Escribe Care Santos que al expatriado le basta con ingresar en una librería de viejo para encontrarse en casa. Librería de viejo, de lance, de ocasión, librería anticuaria, de segunda mano: los términos resultan indistintos para designar ese local turbio, quizá en el fondo de un zaguán, donde la luz de la tarde penetra con dificultad luego de dejar un rastro de coñac o manzanilla en el cristal del escaparate; un trozo de latón tintineante avisa de nuestra llegada en cuanto la calefacción nos vuelve innecesarios bufanda y abrigo, y entonces es el olor: ese leve aroma con vetas grises donde se combinan la niebla, las estatuas, el otoño, la melancolía y el fuego de leña. En esa librería de viejo platónica que ahora visito, hay un anciano con antiparras en una esquina, sobre un escritorio, atrincherado tras una empalizada de volúmenes, con un bigote macilento que la lámpara de mesilla cubre de ceniza y mercurio. Y más allá, el laberinto: porque toda biblioteca es también un laberinto y ofrece caminos insospechados, bifurcaciones, salidas falsas, trampillas y abismos. En la librería eterna los libros, que con el tiempo han ido adquiriendo ese matiz cobrizo del membrillo en el frasco, avanzan en muchedumbres sucesivas de los zócalos al techo; como cortinas de cuentas se extienden los lomos y los títulos, los clásicos, las novelas eróticas, las biografías, los periplos, las civilizaciones perdidas, los chistes, las narraciones de terror, los atlas, los breviarios, los álbumes de láminas, el best seller, las biblias, los cuadernos de partituras, también los mapas y las postales. Y entre aquel exceso sin orden ni concierto, en medio de aquella acabada metáfora del caos o la basura, el extranjero es feliz.

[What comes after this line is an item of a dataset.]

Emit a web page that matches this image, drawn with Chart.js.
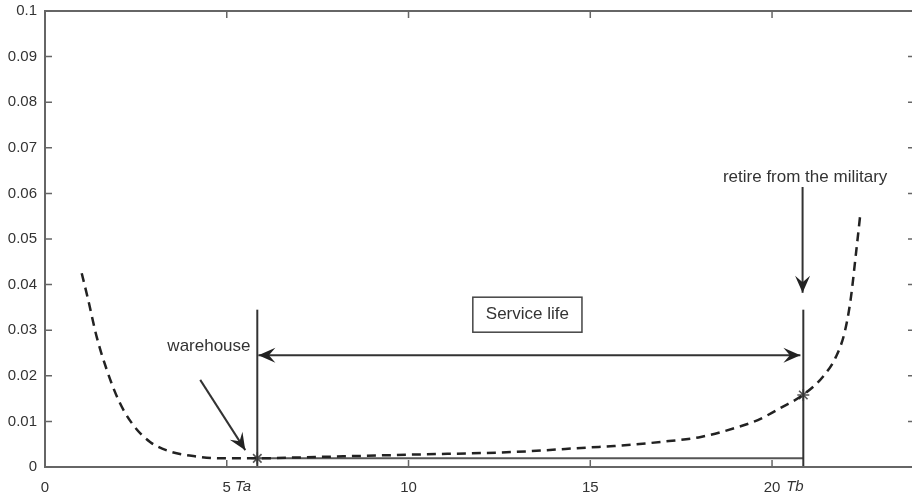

Las librerías de hoy son templos a la eficacia fabricados con vidrio y plástico. Descubro con alarma que poco a poco, con la implacabilidad de un raticida, el progreso está liquidando silenciosamente las viejas librerías de Sevilla (las nuevas también, pero ese es otro cantar que no toca hoy). La última en caer ha sido la venerable Trueque, bastión de la reventa en un barrio que en su día fue famoso por sus librerías de viejo, el de Santa Cruz, y donde hoy lo único viejo que queda es el afán de tomar el pelo al turista con presuntas cerámicas o abanicos autóctonos. Con esta extinción se apaga poco a poco la costumbre de vagabundear entre libros, algo que se parece a la visita ritual de librerías que realizamos los bibliópatas una vez en semana, pero que no es del todo lo mismo. En los nuevos supermercados de la edición, los del plástico, todo es urgente, todo avasalla y retumba: la oleada de novedades amenaza al lector desde la vitrina y el caballete, y promete ahogarle antes de darle la posibilidad de elegir. En la librería de lance (prefiero esta denominación a todas las demás), queda siempre el misterio: uno nunca está seguro de lo que viene a encontrar. Lo cual me recuerda el pasaje de una novela de Pablo de Santis que acabo de leer y que versa precisamente sobre libreros anticuarios y vampiros. El joven protagonista acaba de ser contratado como ayudante por el propietario de una añosa librería en el Buenos Aires de los cincuenta; con el fin de incrementar beneficios, el joven propone al anciano que clasifiquen los fondos: así satisfarán con mayor facilidad las solicitudes de los clientes. La réplica del librero merece una inscripción:

-Quien entra en una librería de estas no sabe lo que busca hasta que lo encuentra.